Passou por restauro entre 1974 e 1977, quando foi inaugurado o Maspe, abrindo ao público no dia 11 de abril.
Lugar vivo
“Quando fui apresentado pela primeira vez a um museu, na minha adolescência, ouvi da professora que ali estava um lugar onde se guardavam coisas fora de uso e que servem para lembrar o tempo em que elas tinham valor. Conceito completamente equivocado. Hoje entendo que o museu é um organismo vivo. Não é um depósito. Ele interage com a gente”, conta o Padre Rinaldo.
Para ele, um museu de arte sacra tem a missão de comunicar o sagrado, o belo, o antigo e o novo das expressões de fé de um povo. Existe para tornar o sagrado acessível e palpável.
E sendo um lugar vivo e de interação, não há como caminhar sem a presença da comunidade. Por isso, assim que assumiu a gestão da casa, o Padre Rinaldo foi até as pessoas e fez as pessoas entenderem o museu. “Fui escutar na praça, para ouvir o que o povo dizia sobre o museu, sem me identificar. Perguntava aos guias o que era o museu e eles me diziam que era uma casa velha que tem um bocado de santo guardado, mas só vivia fechado e que devia ser mal assombrado. Trouxemos as pessoas. Fizemos o resgate da autoestima do museu. Vieram os guias, as tapioqueiras, em visita guiada, e começaram a sentir-se parte do museu”, lembra o gestor.
Segundo ele, os recursos são escassos, mas a criatividade multiplica tudo. As exposições, os colóquios e os projetos não param. Através da parceria com o Iphan, a Fundarpe, a Arquidioce e a Prefeitura de Olinda, conseguiram aprovar o projeto de melhorias no prédio, na Lei Rouanet.

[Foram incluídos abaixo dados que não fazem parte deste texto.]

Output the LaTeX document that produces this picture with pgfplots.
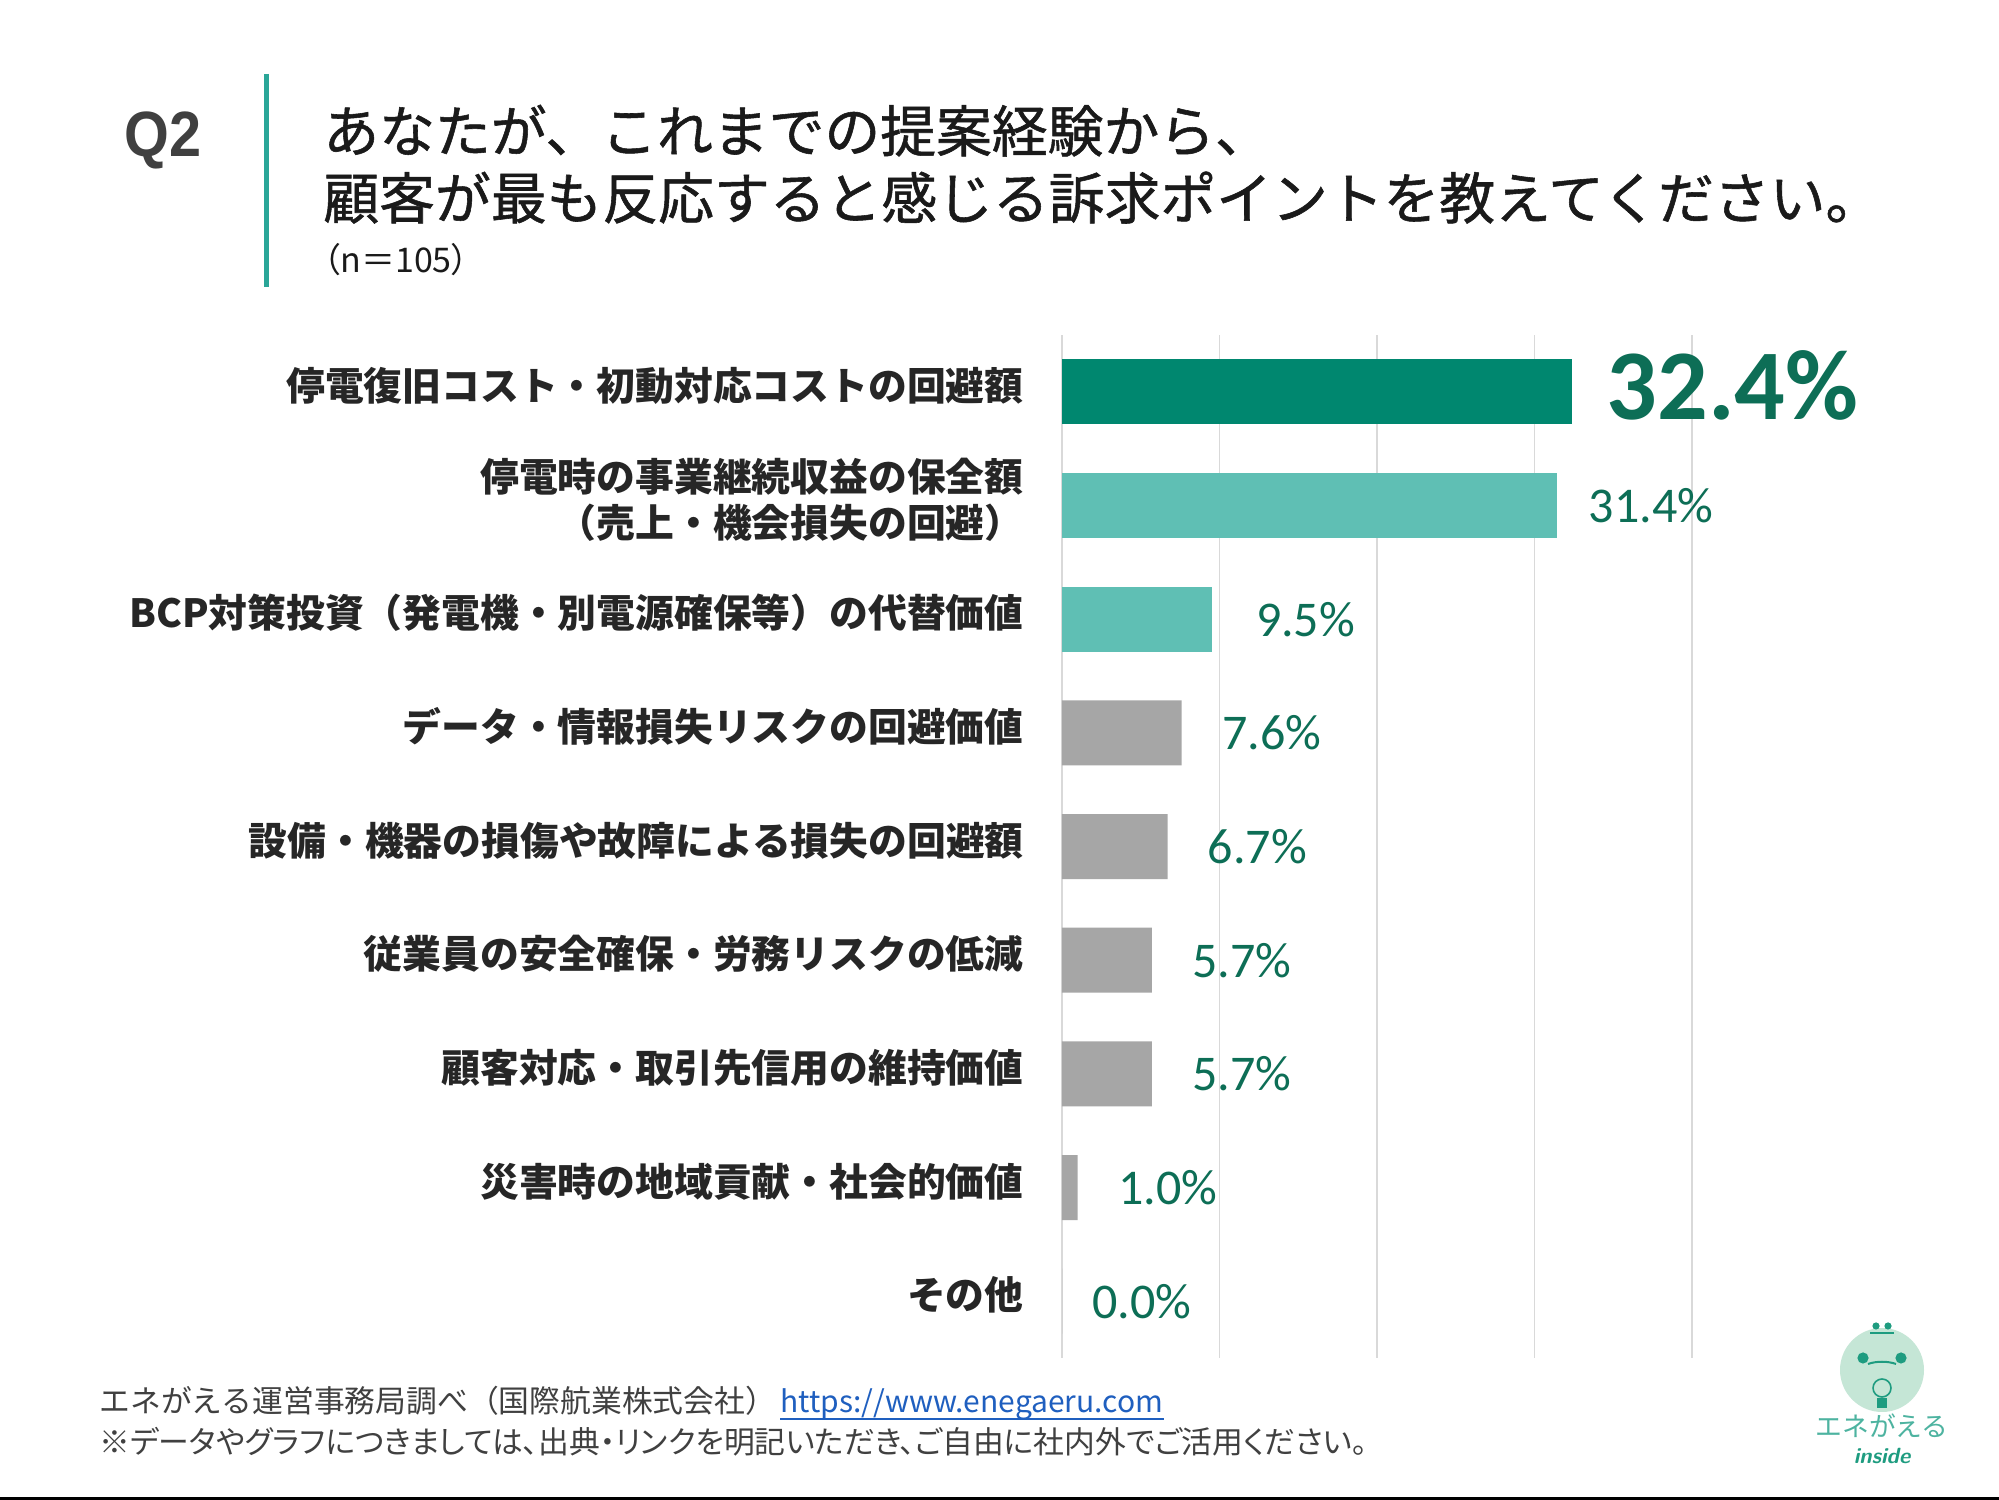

“Temos muita esperança para o Maspe. Um museu de arte sacra será sempre um espaço de resistência àqueles que querem negar a sacralidade da vida, do cotidiano e da história. Impossível contar a história do Brasil, de Pernambuco, sem a influência da arte sacra. A laicidade do Estado é extremamente positiva. É importante esse respeito. Mas o Estado não é ateu. Laicidade e laicismo são diferentes. Laicidade deve ser promovida e cultivada. Laicismo é a negação de qualquer traço de religiosidade de um povo. Quem quer dizer que o Estado é ateu está enganado. O texto da Constituição começa invocando o nome de Deus. A bandeira de Pernambuco traz o desenho de uma cruz. O museu é um resgate dessa memória. Se o povo perde o seu referencial, perde a sua identidade”, conclui.